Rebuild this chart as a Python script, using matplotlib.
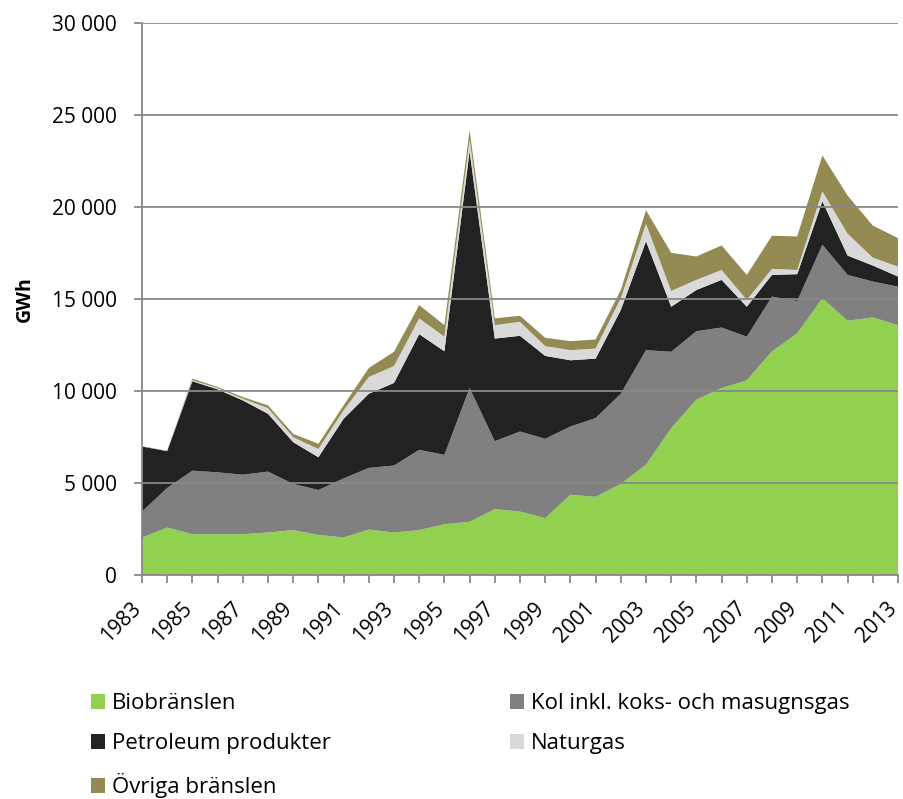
import numpy as np
import matplotlib.pyplot as plt
from matplotlib.patches import Patch


# =====================================================
# DATA (GWh)
# =====================================================

years = list(range(1983, 2014))

bio = [2040, 2580, 2220, 2220, 2220, 2310, 2440, 2180, 2040, 2470,
       2310, 2440, 2760, 2890, 3580, 3450, 3090, 4360, 4250, 4950,
       6000, 7980, 9530, 10160, 10580, 12160, 13130, 15040, 13820, 14000,
       13580]

kol = [1410, 2150, 3450, 3360, 3230, 3310, 2510, 2440, 3210, 3350,
       3640, 4360, 3770, 7270, 3690, 4350, 4310, 3710, 4280, 4900,
       6220, 4150, 3720, 3290, 2370, 2970, 1760, 2910, 2490, 1950,
       2090]

petro = [3530, 2000, 4860, 4510, 4040, 3140, 2270, 1780, 3240, 4030,
         4490, 6290, 5630, 12880, 5580, 5200, 4510, 3600, 3230, 4550,
         5920, 2450, 2240, 2590, 1630, 1180, 1460, 2360, 1050, 870,
         550]

naturgas = [0, 0, 50, 70, 90, 310, 270, 450, 460, 910,
            920, 860, 790, 630, 730, 760, 530, 550, 550, 640,
            940, 860, 550, 540, 370, 330, 230, 540, 1190, 430,
            540]

ovriga = [20, 20, 90, 60, 90, 150, 180, 280, 270, 490,
          770, 720, 630, 510, 370, 330, 450, 490, 490, 450,
          740, 2070, 1270, 1330, 1360, 1800, 1820, 1950, 2070, 1740,
          1550]

labels = [
    "Biobränslen",
    "Kol inkl. koks- och masugnsgas",
    "Petroleum produkter",
    "Naturgas",
    "Övriga bränslen",
]

colors = ["#92D050", "#808080", "#222222", "#D9D9D9", "#948A54"]


# =====================================================
# CHART
# =====================================================

plt.rcParams["font.family"] = ["Open Sans", "DejaVu Sans"]

fig = plt.figure(figsize=(9.04, 7.99), dpi=100)
ax = fig.add_axes([142 / 904, 1 - 575 / 799, 756 / 904, 552 / 799])

ax.stackplot(
    years,
    bio, kol, petro, naturgas, ovriga,
    colors=colors,
    linewidth=0
)

ax.set_xlim(1983, 2013)
ax.set_ylim(0, 30000)

ax.set_yticks(np.arange(0, 30001, 5000))
ax.set_yticklabels(
    [f"{v:,}".replace(",", " ") for v in range(0, 30001, 5000)],
    fontsize=15
)

ax.set_xticks(years)
ax.set_xticklabels(
    [str(y) if (y - 1983) % 2 == 0 else "" for y in years],
    rotation=45,
    ha="right",
    va="baseline",
    rotation_mode="anchor",
    fontsize=15
)

ax.grid(axis="y", color="#888888", linewidth=1.3)
for line in ax.get_ygridlines():
    line.set_zorder(0.5)

for side in ["top", "right"]:
    ax.spines[side].set_visible(False)
for side in ["left", "bottom"]:
    ax.spines[side].set_color("#888888")
    ax.spines[side].set_linewidth(1.3)
    ax.spines[side].set_zorder(3)

ax.tick_params(axis="both", color="#888888", width=1.3, length=6)
ax.tick_params(axis="y", pad=12)
ax.tick_params(axis="x", pad=18.5)

ax.set_ylabel("GWh", fontsize=14, fontweight="bold", labelpad=12)


# =====================================================
# LEGEND
# =====================================================

handles = [Patch(facecolor=c, edgecolor="none") for c in colors]
order = [0, 2, 4, 1, 3]

fig.legend(
    [handles[i] for i in order],
    [labels[i] for i in order],
    loc="upper left",
    bbox_to_anchor=(71 / 904, 1 - 673 / 799),
    ncol=2,
    frameon=False,
    fontsize=16,
    handlelength=0.65,
    handleheight=0.65,
    handletextpad=0.3,
    columnspacing=8.05,
    labelspacing=0.86
)

fig.savefig("out.png", dpi=100)
plt.close()
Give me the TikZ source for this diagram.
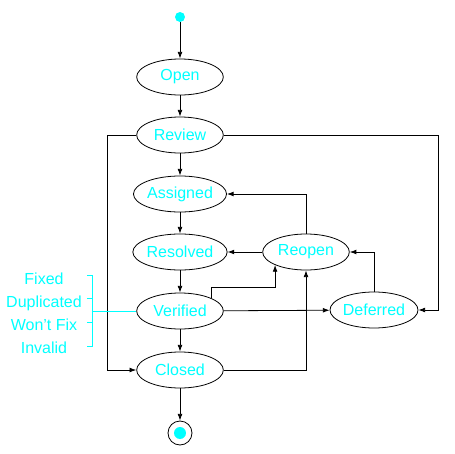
\documentclass[tikz,border=0pt]{standalone}
\usepackage{fontspec}
\setmainfont{Liberation Sans}
\usetikzlibrary{arrows.meta,shapes.geometric}
\definecolor{aqua}{RGB}{0,255,255}
\begin{document}
\begin{tikzpicture}[x=0.75pt,y=-0.75pt, >={Latex[length=5pt,width=3.6pt]}, line width=0.6pt]
                \tikzstyle{every node}=[font=\fontsize{12}{14}\selectfont, text=aqua]
                \tikzstyle{state}=[draw=black, ellipse, minimum width=65pt, minimum height=27pt, inner sep=0pt]
                \tikzstyle{result}=[anchor=base]
                \useasboundingbox (0,0) rectangle (455,454);
                \node[circle, fill=aqua, minimum size=7.5pt, inner sep=0pt] (start) at (180,17) {};
                \node[state] (open) at (180,77) {Open};
                \node[state] (review) at (180,135) {Review};
                \node[state] (assigned) at (180,194) {Assigned};
                \node[state] (resolved) at (180,252) {Resolved};
                \node[state] (verified) at (180,311) {Verified};
                \node[state] (closed) at (180,370) {Closed};
                \node[state] (reopen) at (306,252) {Reopen};
                \node[state] (deferred) at (374,310) {Deferred};
                \node[circle, draw=black, minimum size=18pt, inner sep=0pt] (finish) at (180,433) {};
                \fill[aqua] (finish) circle [radius=6];
                % main line
                \draw[->] (start) -- (open);
                \draw[->] (open) -- (review);
                \draw[->] (review) -- (assigned);
                \draw[->] (assigned) -- (resolved);
                \draw[->] (resolved) -- (verified);
                \draw[->] (verified) -- (closed);
                \draw[->] (closed) -- (finish);
                % side paths
                \draw[->] (review.west) -- ++(-29,0) |- (closed.west);
                \draw[->] (review.east) -- ++(215,0) |- (deferred.east);
                \draw[->] (reopen.north) |- (assigned.east);
                \draw[->] (reopen) -- (resolved);
                \draw[->] (verified.north east) -- ++(0,-11) -| (reopen.south west);
                \draw[->] (verified) -- (deferred);
                \draw[->] (closed.east) -| (reopen.south);
                \draw[->] (deferred.north) |- (reopen.east);
                % resolutions
                \node[result] (fixed) at (44,284) {Fixed};
                \node[result] (dup) at (44,307) {Duplicated};
                \node[result] (wontfix) at (44,330) {Won't Fix};
                \node[result] (invalid) at (44,353) {Invalid};
                \draw[aqua] (87,275) -- (92,275) -- (92,346) -- (87,346);
                \draw[aqua] (87,298) -- (92,298);
                \draw[aqua] (87,322) -- (92,322);
                \coordinate (brace) at (92,311);
                \draw[aqua] (brace) -- (verified.west);
            \end{tikzpicture}
\end{document}
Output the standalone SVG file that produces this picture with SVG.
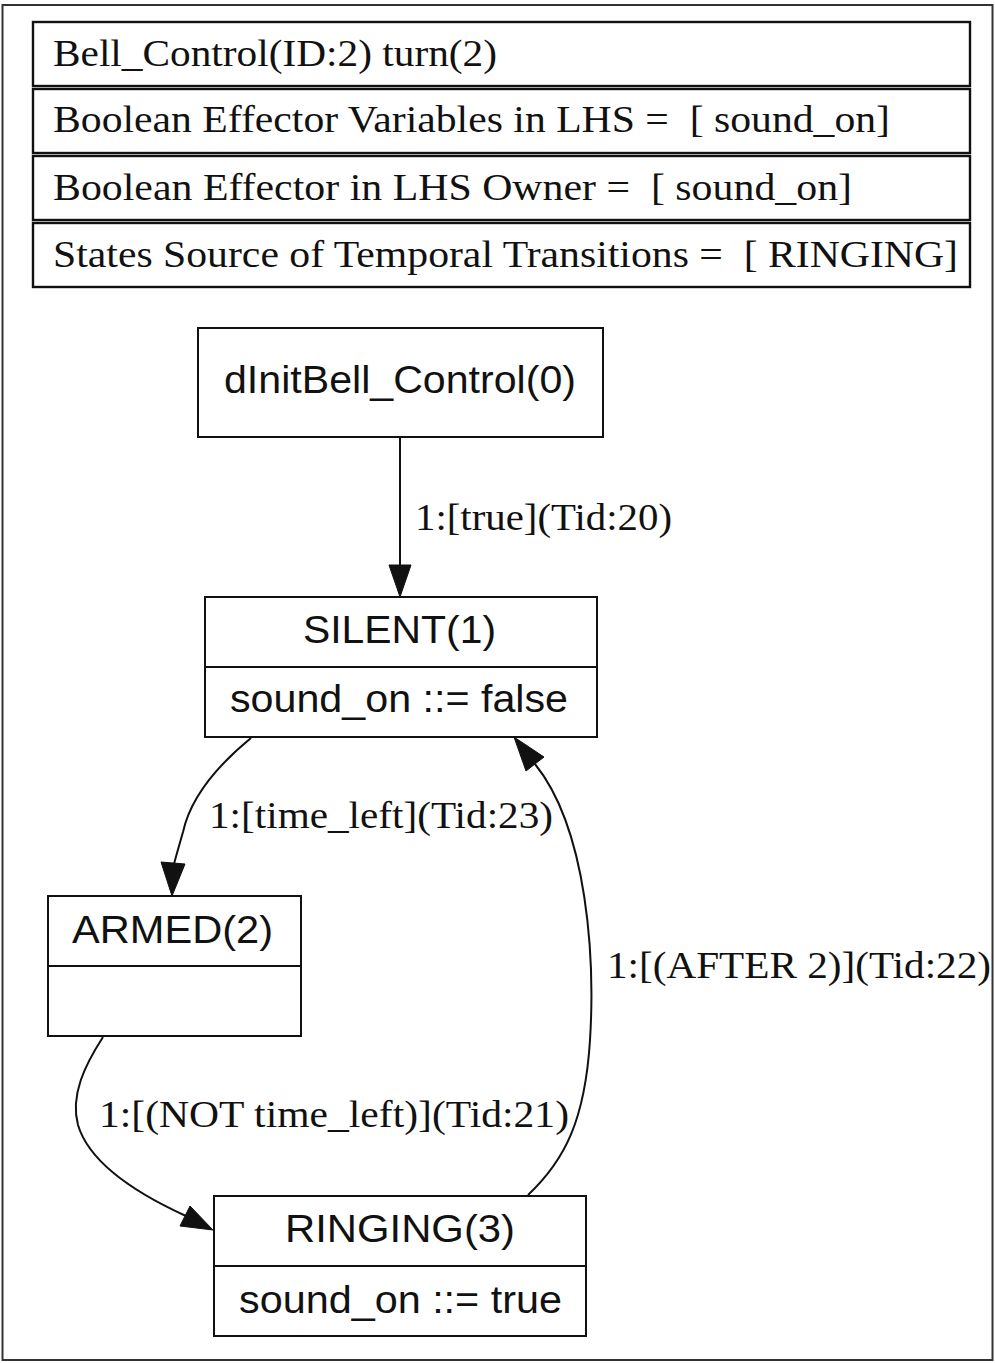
<svg xmlns="http://www.w3.org/2000/svg" width="995" height="1363" viewBox="0 0 995 1363">
  <style>
    .frame { fill: #ffffff; stroke: #333333; stroke-width: 2; }
    .cell { fill: #ffffff; stroke: #111111; stroke-width: 2.4; }
    .box { fill: #ffffff; stroke: #111111; stroke-width: 2; }
    .div { stroke: #111111; stroke-width: 2; }
    .edge { fill: none; stroke: #111111; stroke-width: 2; }
    .head { fill: #111111; stroke: #111111; stroke-width: 1; }
    .serif { font-family: "Liberation Serif", "Times New Roman", serif; font-size: 38px; fill: #111111; white-space: pre; }
    .sans { font-family: "Liberation Sans", Arial, sans-serif; font-size: 38px; fill: #111111; white-space: pre; }
  </style>

  <!-- outer frame -->
  <rect class="frame" x="2.5" y="5" width="990" height="1355"/>

  <!-- info table -->
  <g id="info">
    <rect class="cell" x="33" y="22" width="937" height="64"/>
    <rect class="cell" x="33" y="89" width="937" height="64"/>
    <rect class="cell" x="33" y="156" width="937" height="64"/>
    <rect class="cell" x="33" y="223" width="937" height="64"/>
    <text class="serif" x="53" y="66" textLength="444" lengthAdjust="spacingAndGlyphs">Bell_Control(ID:2) turn(2)</text>
    <text class="serif" x="53" y="132" textLength="837" lengthAdjust="spacingAndGlyphs">Boolean Effector Variables in LHS =  [ sound_on]</text>
    <text class="serif" x="53" y="200" textLength="799" lengthAdjust="spacingAndGlyphs">Boolean Effector in LHS Owner =  [ sound_on]</text>
    <text class="serif" x="53" y="267" textLength="905" lengthAdjust="spacingAndGlyphs">States Source of Temporal Transitions =  [ RINGING]</text>
  </g>

  <!-- connectors -->
  <g id="edges">
    <g id="e20">
      <path class="edge" d="M400,437 L400,566"/>
      <polygon class="head" points="400,597 389,565 411,565"/>
      <text class="serif" x="415" y="530" textLength="257" lengthAdjust="spacingAndGlyphs">1:[true](Tid:20)</text>
    </g>
    <g id="e23">
      <path class="edge" d="M251,738 C212,770 190,800 183,832 C179,846 176,856 174,864"/>
      <polygon class="head" points="172,896 161,862 185,864"/>
      <text class="serif" x="209" y="828" textLength="344" lengthAdjust="spacingAndGlyphs">1:[time_left](Tid:23)</text>
    </g>
    <g id="e21">
      <path class="edge" d="M103,1037 C85,1065 70,1095 78,1125 C90,1165 140,1195 186,1216"/>
      <polygon class="head" points="213,1230 180,1226 190,1206"/>
      <text class="serif" x="99" y="1127" textLength="470" lengthAdjust="spacingAndGlyphs">1:[(NOT time_left)](Tid:21)</text>
    </g>
    <g id="e22">
      <path class="edge" d="M528,1195 C565,1160 585,1120 590,1040 C595,960 588,830 535,764"/>
      <polygon class="head" points="514,737 544,757 526,771"/>
      <text class="serif" x="607" y="978" textLength="384" lengthAdjust="spacingAndGlyphs">1:[(AFTER 2)](Tid:22)</text>
    </g>
  </g>

  <!-- states -->
  <g id="n0">
    <rect class="box" x="198" y="328" width="405" height="109"/>
    <text class="sans" x="224" y="393" textLength="352" lengthAdjust="spacingAndGlyphs">dInitBell_Control(0)</text>
  </g>

  <g id="n1">
    <rect class="box" x="205" y="597" width="392" height="140"/>
    <line class="div" x1="205" y1="667" x2="597" y2="667"/>
    <text class="sans" x="303" y="643" textLength="193" lengthAdjust="spacingAndGlyphs">SILENT(1)</text>
    <text class="sans" x="230" y="712" textLength="338" lengthAdjust="spacingAndGlyphs">sound_on ::= false</text>
  </g>

  <g id="n2">
    <rect class="box" x="48" y="896" width="253" height="140"/>
    <line class="div" x1="48" y1="966" x2="301" y2="966"/>
    <text class="sans" x="72" y="943" textLength="201" lengthAdjust="spacingAndGlyphs">ARMED(2)</text>
  </g>

  <g id="n3">
    <rect class="box" x="214" y="1196" width="372" height="140"/>
    <line class="div" x1="214" y1="1266" x2="586" y2="1266"/>
    <text class="sans" x="285" y="1242" textLength="230" lengthAdjust="spacingAndGlyphs">RINGING(3)</text>
    <text class="sans" x="239" y="1313" textLength="323" lengthAdjust="spacingAndGlyphs">sound_on ::= true</text>
  </g>
</svg>
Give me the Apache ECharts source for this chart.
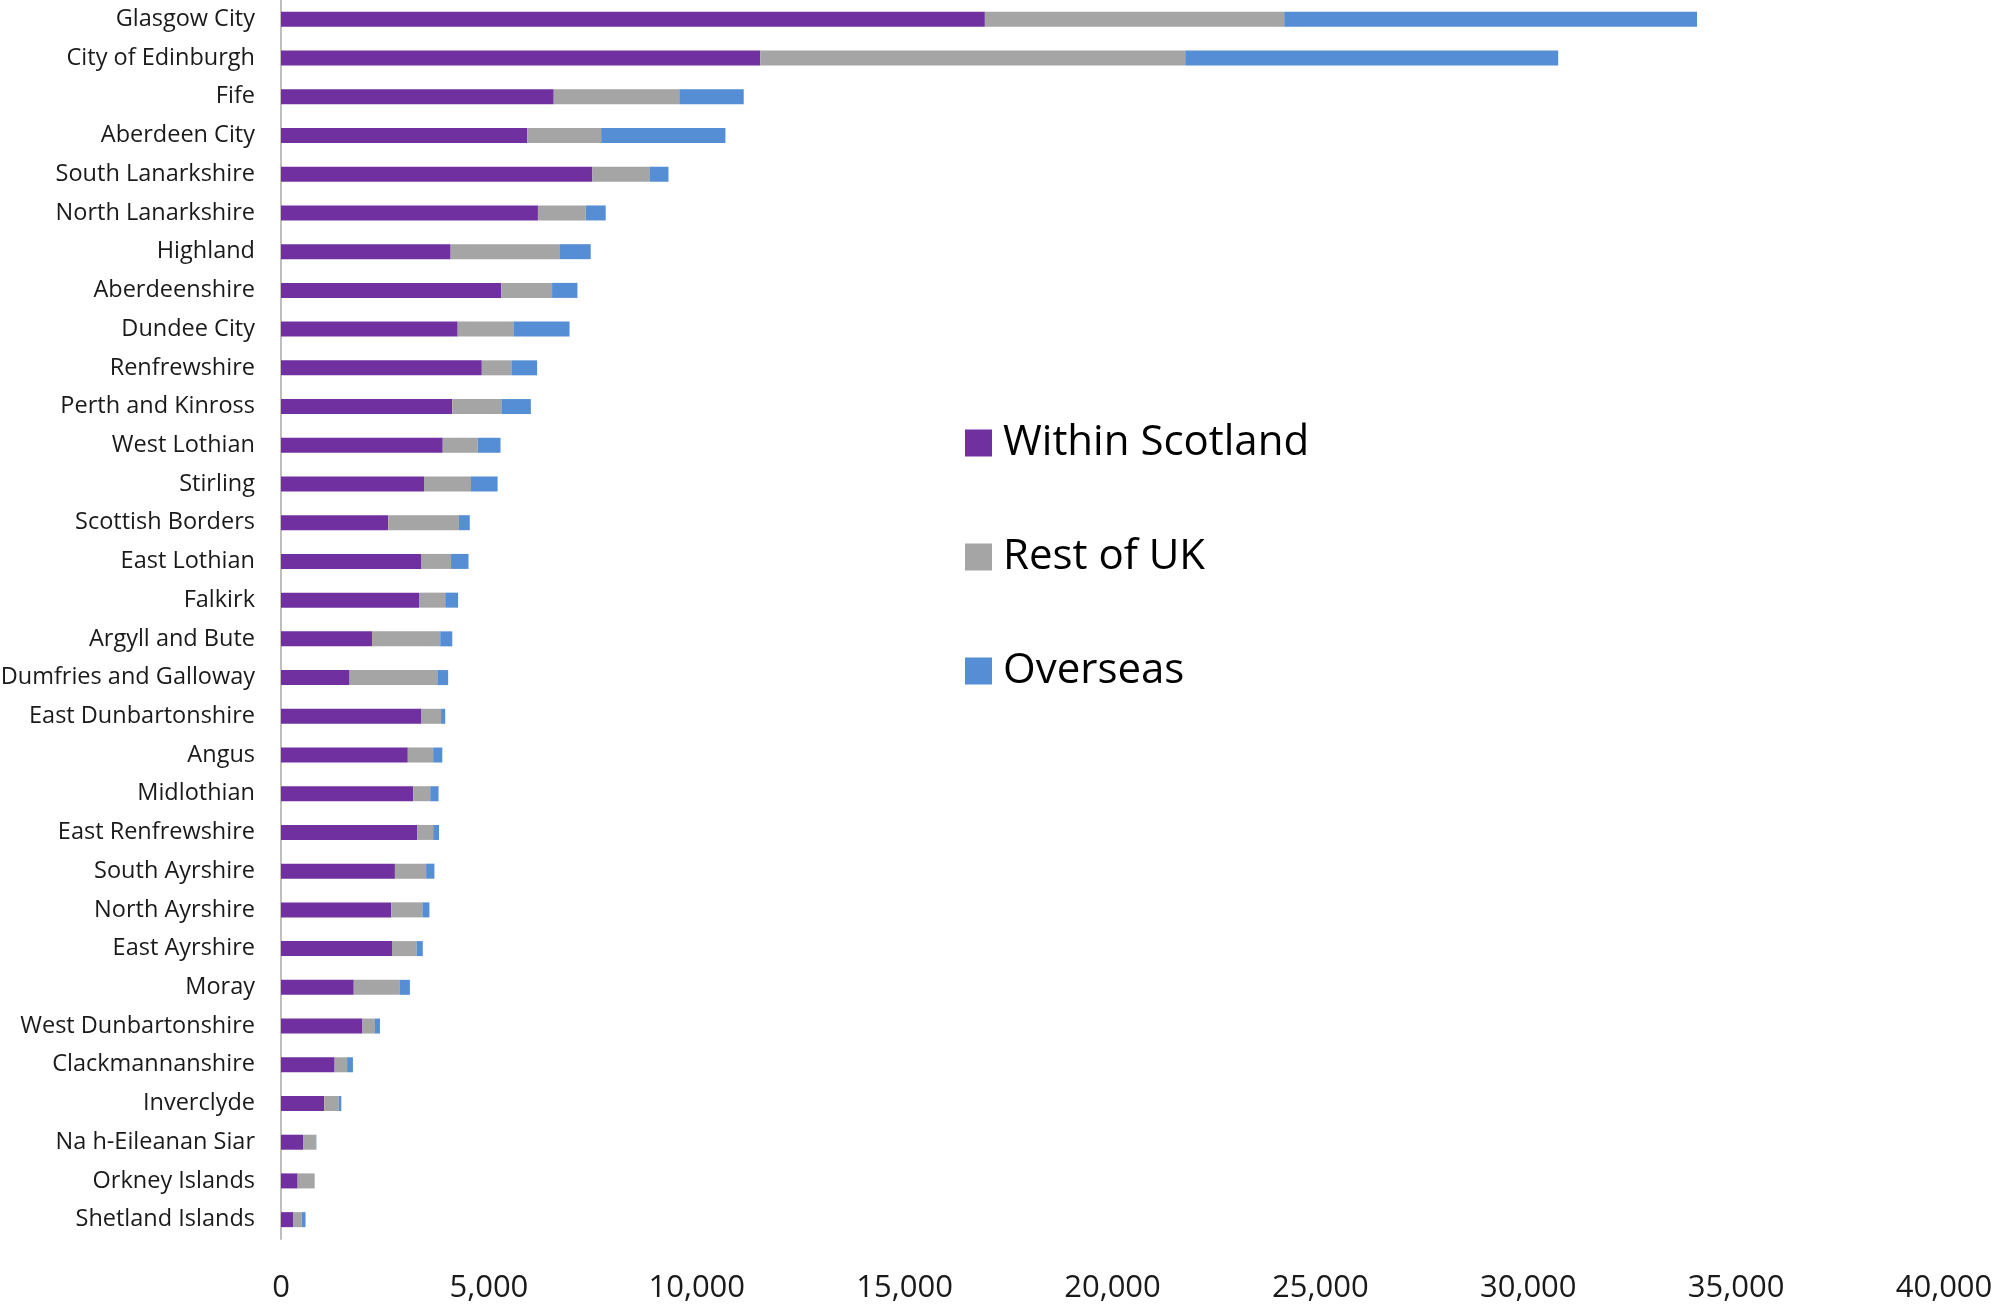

* _THE TASK_:
Copy out the lines that hold "this".

* _ANSWER IN FULL_:
Rebuild this chart as a Python script, using matplotlib.
Give me the TikZ source for this diagram.
Output the standalone SVG file that produces this picture with SVG.
Give me the Apache ECharts source for this chart.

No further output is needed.